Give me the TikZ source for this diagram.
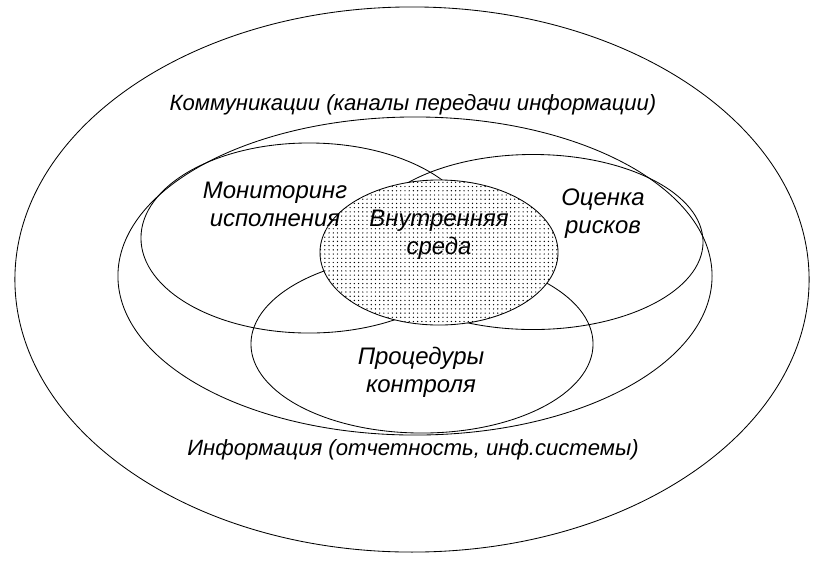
\documentclass[tikz,border=0pt]{standalone}
\usepackage{fontspec}
\setmainfont{Liberation Sans}
\usetikzlibrary{shapes.geometric,patterns,positioning}

\begin{document}
\begin{tikzpicture}[
    x=0.025cm, y=-0.025cm,
    zone/.style={ellipse, draw=black, line width=0.6pt, inner sep=0pt},
    core/.style={zone, preaction={fill=white}, pattern=dots},
    lbl/.style={font=\fontsize{17}{20}\selectfont\itshape, align=center, inner sep=0pt},
    ring/.style={lbl, font=\fontsize{15.7}{19}\selectfont\itshape},
]
\useasboundingbox (0,0) rectangle (831,562);
% outer rings
\node[zone, minimum width=19.85cm, minimum height=13.625cm] (comm) at (412,279.5) {};
\node[zone, minimum width=14.85cm, minimum height=7.95cm] (info) at (415,276) {};
% components
\node[zone, minimum width=8.4cm, minimum height=4.75cm] (monit) at (309,238) {};
\node[zone, minimum width=8.5cm, minimum height=4.375cm] (risk) at (533,242) {};
\node[zone, minimum width=8.55cm, minimum height=4.45cm] (proc) at (422,344) {};
\node[core, minimum width=5.95cm, minimum height=3.625cm] (env) at (439,252.5) {};
% labels
\node[ring] (commtext) at (413,105) {Коммуникации (каналы передачи информации)};
\node[ring] (infotext) at (413,450) {Информация (отчетность, инф.системы)};
\node[lbl] (monittext) at (275,204) {Мониторинг\\исполнения};
\node[lbl] (risktext) at (603,214) {Оценка\\рисков};
\node[lbl] (proctext) at (421,372) {Процедуры\\контроля};
\node[lbl] (envtext) at (439,235) {Внутренняя\\среда};
\end{tikzpicture}
\end{document}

● **Aim of the exercise**
Restate the whole of the material word for word without the pictures.

● **Full solution**
Give me the TikZ source for this diagram.
\documentclass[tikz,border=0pt]{standalone}
\usepackage{fontspec}
\setmainfont{Liberation Sans}
\usetikzlibrary{shapes.geometric,patterns,positioning}

\begin{document}
\begin{tikzpicture}[
    x=0.025cm, y=-0.025cm,
    zone/.style={ellipse, draw=black, line width=0.6pt, inner sep=0pt},
    core/.style={zone, preaction={fill=white}, pattern=dots},
    lbl/.style={font=\fontsize{17}{20}\selectfont\itshape, align=center, inner sep=0pt},
    ring/.style={lbl, font=\fontsize{15.7}{19}\selectfont\itshape},
]
\useasboundingbox (0,0) rectangle (831,562);
% outer rings
\node[zone, minimum width=19.85cm, minimum height=13.625cm] (comm) at (412,279.5) {};
\node[zone, minimum width=14.85cm, minimum height=7.95cm] (info) at (415,276) {};
% components
\node[zone, minimum width=8.4cm, minimum height=4.75cm] (monit) at (309,238) {};
\node[zone, minimum width=8.5cm, minimum height=4.375cm] (risk) at (533,242) {};
\node[zone, minimum width=8.55cm, minimum height=4.45cm] (proc) at (422,344) {};
\node[core, minimum width=5.95cm, minimum height=3.625cm] (env) at (439,252.5) {};
% labels
\node[ring] (commtext) at (413,105) {Коммуникации (каналы передачи информации)};
\node[ring] (infotext) at (413,450) {Информация (отчетность, инф.системы)};
\node[lbl] (monittext) at (275,204) {Мониторинг\\исполнения};
\node[lbl] (risktext) at (603,214) {Оценка\\рисков};
\node[lbl] (proctext) at (421,372) {Процедуры\\контроля};
\node[lbl] (envtext) at (439,235) {Внутренняя\\среда};
\end{tikzpicture}
\end{document}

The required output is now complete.